Durante décadas, las principales formaciones de izquierda plantearon la necesidad de una fórmula de representación proporcional estricta para la integración de la Cámara de Diputados. Eso quería decir que cada partido debería tener un porcentaje de diputados idéntico o similar a su porcentaje de votos. Y ello podría lograrse incluso manteniendo el sistema mixto de conformación de la Cámara (300 diputados uninominales y 200 plurinominales), siempre y cuando el reparto de los segundos se hiciera para ajustar el porcentaje de votos al de escaños. Se trataría de que si un partido obtiene el 20% de los votos tenga el 20% de los legisladores y si obtiene 30, pues 30, y así. Con ello se desterrarían los fenómenos de sobre y sub representación que en la última elección federal nos llevaron a un extremo absolutamente indeseable y que desfigura la idea misma de la representatividad.
La representación proporcional fue siempre una aspiración democrática que en una nueva ronda reformadora se debería cumplir. Correspondería ser impulsada por Morena (aunque ya sabemos que las «cosas» no se ven igual desde la oposición que desde el gobierno), pero si no, por las bancadas de oposición, recordando que en las ocho reformas electorales previas (1977, 1986, 1989-90, 1993, 1994, 1996, 2007 y 2014) los reclamos de las minorías fueron el motor fundamental de las mismas. Se trató de operaciones transformadoras que requirieron del aval de la mayoría, pero fueron los partidos opositores los que embarnecieron la agenda y lograron avances progresivos relevantes.
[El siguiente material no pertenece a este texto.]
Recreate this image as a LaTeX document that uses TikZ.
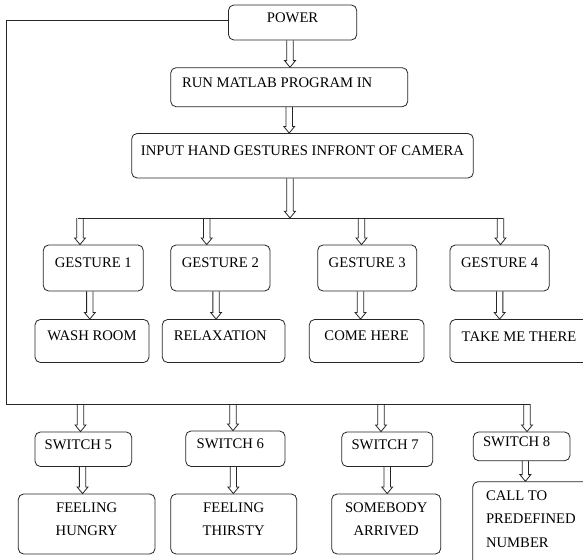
\documentclass[tikz,border=0pt]{standalone}
\usepackage{fontspec}
\setmainfont{Liberation Serif}
\usetikzlibrary{calc,fit}
\newcommand{\padr}[1]{\rule{#1}{0pt}}
\begin{document}
\begin{tikzpicture}[x=0.75pt,y=-0.75pt,
  line width=0.6pt,
  box/.style={draw=black!85, rounded corners=4pt, inner sep=0pt,
    font=\fontsize{11}{17.5}\selectfont},
  one/.style={text height=7.3pt, text depth=#1},
  barrow/.style={draw=black!85, to path={let \p1=(\tikztostart), \p2=(\tikztotarget) in
    (\x1-2.4pt,\y1) -- (\x1-2.4pt,\y2+5pt) -- (\x1-4.1pt,\y2+5pt) -- (\x1,\y2)
    -- (\x1+4.1pt,\y2+5pt) -- (\x1+2.4pt,\y2+5pt) -- (\x1+2.4pt,\y1)}},
  ]
\useasboundingbox[fill=white] (0,0) rectangle (583,560);
\clip (0,0) rectangle (583,560);

% top chain
\node[box, one=1.5pt, fit={(228.5,5)(356.7,40)}] (power) {POWER};
\node[box, one=0.75pt, fit={(170.7,67.7)(407.7,106.7)}] (run) {RUN MATLAB PROGRAM IN\padr{18pt}};
\node[box, one=8.25pt, fit={(131.7,133.5)(473.3,178)}] (input) {INPUT HAND GESTURES INFRONT OF CAMERA};

% gestures
\node[box, one=8.25pt, fit={(43.3,245)(143.3,291)}] (g1) {GESTURE 1};
\node[box, one=8.25pt, fit={(170.7,245)(270,291)}] (g2) {GESTURE 2};
\node[box, one=8.25pt, fit={(317.7,245)(416.7,291)}] (g3) {GESTURE 3};
\node[box, one=8.25pt, fit={(450,245)(549.3,291)}] (g4) {GESTURE 4};

% results
\node[box, one=6.5pt, fit={(35,319.5)(149,362.5)}] (r1) {WASH ROOM};
\node[box, one=6.5pt, fit={(162.3,319.5)(285,362.5)}] (r2) {RELAXATION\padr{5pt}};
\node[box, one=6.5pt, fit={(309.3,319.5)(424,362.5)}] (r3) {COME HERE};
\node[box, one=6.5pt, fit={(450,319.5)(588,362.5)}] (r4) {TAKE ME THERE};

% switches
\node[box, text height=8.1pt, text depth=0pt, fit={(35,432)(131.7,466.5)}] (s1) {SWITCH 5\padr{7.5pt}};
\node[box, text height=8.1pt, text depth=0pt, fit={(185.7,431)(285,466.5)}] (s2) {SWITCH 6\padr{7.5pt}};
\node[box, text height=8.1pt, text depth=0pt, fit={(341.7,432)(432.7,466.5)}] (s3) {SWITCH 7\padr{3pt}};
\node[box, text height=9.9pt, text depth=0pt, fit={(473.3,432)(570,460.7)}] (s4) {SWITCH 8\padr{7.5pt}};

% final boxes
\node[box, align=center, fit={(18.3,494)(155,554)}] (f1) {FEELING\\HUNGRY};
\node[box, align=center, fit={(170.7,494)(296.7,554)}] (f2) {FEELING\\THIRSTY};
\node[box, align=center, fit={(331.7,494)(440.7,554)}] (f3) {SOMEBODY\\ARRIVED};
\node[box, text height=7.3pt, text depth=33.2pt, fit={(472.7,481.7)(590,566)}] (f4)
  {\parbox[t]{68pt}{\raggedright CALL TO\\PREDEFINED\\NUMBER}};

% distribution line to gestures
\coordinate (hl1) at (77.7,218);
\coordinate (hl2) at (503,218);
\coordinate (t1) at (80,218);
\coordinate (t2) at (206.7,218);
\coordinate (t3) at (361.5,218);
\coordinate (t4) at (500.5,218);

% loop line to switches
\coordinate (lc) at (6.7,404);
\coordinate (le) at (530,404);
\coordinate (b1) at (80.5,404);
\coordinate (b2) at (233,404);
\coordinate (b3) at (381,404);
\coordinate (b4) at (527,404);

% connectors
\draw[barrow] ([xshift=-1.95pt]power.south) to (run.north);
\draw[barrow] (run.south) to (input.north);
\draw[barrow] ([xshift=-9.4pt]input.south) to (hl1);
\draw[black!85] (hl1) -- (hl2);
\draw[barrow] (t1) to (g1.north);
\draw[barrow] (t2) to (g2.north);
\draw[barrow] (t3) to (g3.north);
\draw[barrow] (t4) to (g4.north);
\draw[barrow] ([xshift=-2.6pt]g1.south) to (r1.north);
\draw[barrow] ([xshift=-3.2pt]g2.south) to (r2.north);
\draw[barrow] ([xshift=-5pt]g3.south) to (r3.north);
\draw[barrow] (g4.south) to (r4.north);

\draw[black!85] ([yshift=1.9pt]power.west) -| (lc) -- (le);
\draw[barrow] (b1) to (s1.north);
\draw[barrow] (b2) to (s2.north);
\draw[barrow] (b3) to (s3.north);
\draw[barrow] (b4) to (s4.north);
\draw[barrow] ([xshift=-0.6pt]s1.south) to (f1.north);
\draw[barrow] ([xshift=-1.5pt]s2.south) to (f2.north);
\draw[barrow] (s3.south) to (f3.north);
\draw[barrow] ([xshift=2.8pt]s4.south) to (f4.north);
\end{tikzpicture}
\end{document}
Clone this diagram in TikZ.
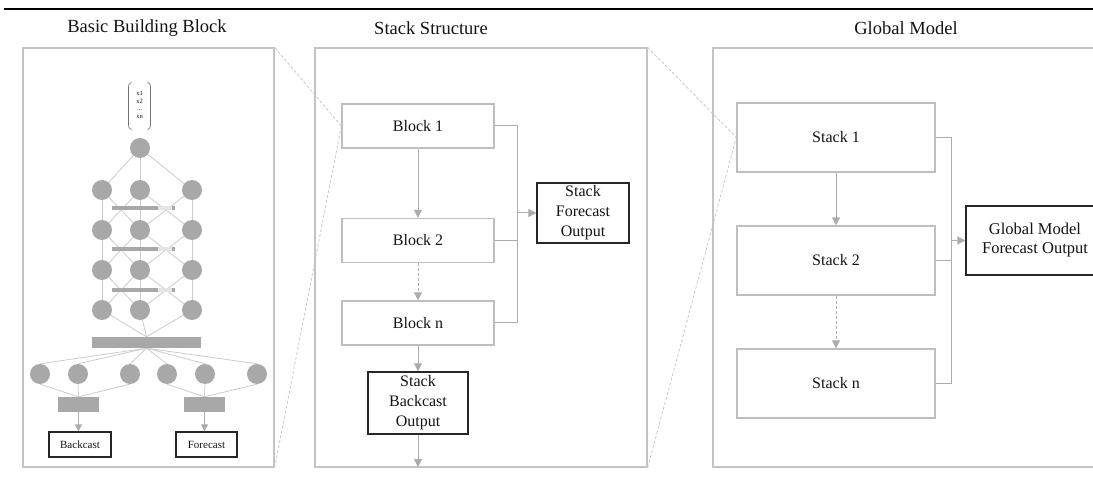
\documentclass[tikz,border=0pt]{standalone}
\usepackage{fontspec}
\setmainfont{Liberation Serif}
\usetikzlibrary{arrows.meta,calc}
\pgfdeclarelayer{back}
\pgfdeclarelayer{bg}
\pgfsetlayers{back,bg,main}
\definecolor{framec}{HTML}{C4C4C4}
\definecolor{boxc}{HTML}{BEBEBE}
\definecolor{arrc}{HTML}{ACACAC}
\definecolor{neuron}{HTML}{A8A8A8}
\definecolor{nnline}{HTML}{CCCCCC}
\definecolor{lightbar}{HTML}{E4E4E4}
\definecolor{txt}{HTML}{141414}
\tikzset{
  title/.style={font=\fontsize{18.5}{20}\selectfont, text=txt, inner sep=0},
  panel/.style={draw=framec, line width=1.3, minimum width=#1, minimum height=419, inner sep=0},
  blockbox/.style={draw=boxc, line width=1.4, minimum width=152, minimum height=44, inner sep=0, font=\fontsize{16}{19}\selectfont, text=txt},
  stackbox/.style={draw=boxc, line width=1.4, minimum width=198, minimum height=69, inner sep=0, font=\fontsize{16}{19}\selectfont, text=txt},
  outbox/.style={draw=black!85, line width=1.4, inner sep=0, align=center, text=txt},
  conn/.style={draw=arrc, line width=1},
  arrow/.style={conn, -{Triangle[length=8,width=8]}},
  darrow/.style={arrow, dash pattern=on 3 off 2},
  zoomline/.style={draw=framec, line width=0.7, dash pattern=on 3 off 2},
  neur/.style={circle, fill=neuron, minimum size=20, inner sep=0},
  nnl/.style={draw=nnline, line width=0.8},
  bar/.style={fill=neuron, inner sep=0},
  smallarrow/.style={draw=arrc, line width=1, -{Triangle[length=7,width=7]}},
}
\begin{document}
\begin{tikzpicture}[x=1pt,y=-1pt]
\clip (0,0) rectangle (1093,486);
\begin{pgfonlayer}{back}
\fill[white] (0,0) rectangle (1093,486);
\end{pgfonlayer}
% top rule
\draw[line width=1.7] (4,8.8) -- (1093,8.8);
\draw[line width=2.4] (4,9) -- (11,9);

% titles
\node[title] (t1) at (147,28) {Basic Building Block};
\node[title] (t2) at (431,28) {Stack Structure};
\node[title] (t3) at (906,28) {Global Model};

% panels
\node[panel=251] (p1) at (148.5,257.5) {};
\node[panel=332] (p2) at (481,257.5) {};
\node[panel=400] (p3) at (913,257.5) {};

% ---------- stack structure ----------
\node[blockbox] (b1) at (418,126) {Block 1};
\node[blockbox] (b2) at (418,240.5) {Block 2};
\node[blockbox] (bn) at (418,323) {Block n};
\node[outbox, minimum width=92, minimum height=60, font=\fontsize{16}{20}\selectfont] (sfo) at (583,213) {Stack\\Forecast\\Output};
\node[outbox, minimum width=100, minimum height=62, font=\fontsize{16}{20}\selectfont] (sbo) at (418,403) {Stack\\Backcast\\Output};
\coordinate (fx) at (517,126);
\coordinate (send) at (418,467);

\draw[arrow] (b1) -- (b2);
\draw[darrow] (b2) -- (bn);
\draw[arrow] (bn) -- (sbo);
\draw[arrow] (sbo) -- (send);
\draw[conn] (b1.east) -- (fx) |- (bn.east);
\draw[conn] (b2.east) -- (b2.east -| fx);
\draw[arrow] (fx |- sfo.west) -- (sfo.west);

% ---------- global model ----------
\node[stackbox] (s1) at (836,137.5) {Stack 1};
\node[stackbox] (s2) at (836,260.5) {Stack 2};
\node[stackbox] (sn) at (836,383.5) {Stack n};
\node[outbox, minimum width=138, minimum height=69, font=\fontsize{16.5}{19}\selectfont] (gm) at (1035,240.5) {Global Model\\Forecast Output};
\coordinate (gx) at (951,137.5);
\draw[arrow] (s1) -- (s2);
\draw[darrow] (s2) -- (sn);
\draw[conn] (s1.east) -- (gx) |- (sn.east);
\draw[conn] (s2.east) -- (s2.east -| gx);
\draw[arrow] (gx |- gm.west) -- (gm.west);

% zoom lines
\draw[zoomline] (p1.north east) -- (b1.west);
\draw[zoomline] (p1.south east) -- (b1.west);
\draw[zoomline] (p2.north east) -- (s1.west);
\draw[zoomline] (p2.south east) -- (s1.west);

% ---------- basic building block ----------
\node[inner sep=0, align=center, font=\fontsize{6.5}{7.6}\selectfont, text=txt] (vec) at (139.5,105) {x1\\x2\\...\\xn};
\draw[draw=black!55, line width=0.6] (131.5,82) .. controls (128.5,83) and (128.5,85) .. (128.5,90) -- (128.5,122) .. controls (128.5,127) and (128.5,129) .. (131.5,130);
\draw[draw=black!55, line width=0.6] (147.5,82) .. controls (150.5,83) and (150.5,85) .. (150.5,90) -- (150.5,122) .. controls (150.5,127) and (150.5,129) .. (147.5,130);

\node[neur] (c0) at (140,148) {};
\foreach \r/\y in {1/190,2/230,3/270,4/310}{
  \node[neur] (n\r a) at (102,\y) {};
  \node[neur] (n\r b) at (140,\y) {};
  \node[neur] (n\r c) at (192,\y) {};
}
% bars between layers
\foreach \k/\y in {1/208,2/249,3/290}{
  \node[bar, minimum width=46, minimum height=4] (bd\k) at (135,\y) {};
  \node[fill=lightbar, inner sep=0, minimum width=14, minimum height=4] (bl\k) at (165,\y) {};
  \node[bar, minimum width=3, minimum height=4] (be\k) at (173.5,\y) {};
}
\node[bar, minimum width=109, minimum height=11] (big) at (146.5,342.5) {};
\foreach \i/\x in {1/40,2/78,3/130,4/167,5/205,6/257}{
  \node[neur] (o\i) at (\x,374) {};
}
\node[bar, minimum width=41, minimum height=15] (lb) at (78.5,404.5) {};
\node[bar, minimum width=41, minimum height=15] (rb) at (204.5,404.5) {};
\node[outbox, line width=1.2, minimum width=62, minimum height=25, font=\fontsize{11}{13}\selectfont] (back) at (80,444.5) {Backcast};
\node[outbox, line width=1.2, minimum width=61, minimum height=25, font=\fontsize{11}{13}\selectfont] (fore) at (206.5,444.5) {Forecast};

\draw[smallarrow] (lb.south) -- (lb.south |- back.north);
\draw[smallarrow] (rb.south) -- (rb.south |- fore.north);

\begin{pgfonlayer}{bg}
  \foreach \j in {a,b,c}{ \draw[nnl] (c0.center) -- (n1\j.center); }
  \foreach \r/\s in {1/2,2/3,3/4}{
    \foreach \i/\j in {a/a,b/b,c/c,a/b,b/a,b/c,c/b}{
      \draw[nnl] (n\r\i.center) -- (n\s\j.center);
    }
  }
  \foreach \j in {a,b,c}{ \draw[nnl] (n4\j.center) -- (big.north); }
  \foreach \i in {1,...,6}{ \draw[nnl] (big.south) -- (o\i.north); }
  \foreach \i in {1,2,3}{ \draw[nnl] (o\i.south) -- (lb.north); }
  \foreach \i in {4,5,6}{ \draw[nnl] (o\i.south) -- (rb.north); }
\end{pgfonlayer}
\end{tikzpicture}
\end{document}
Lo que debería estar claro, sin embargo, es que México y su diversidad política no merecen ir a unas nuevas elecciones federales en las cuales una minoría de votos se convierta, de manera remedada y contrahecha, en una mayoría de asientos en la Cámara de Diputados.
Así, como pueden ver, el libro también sirve para llevar agua al molino de cada quien. Y ello también es útil.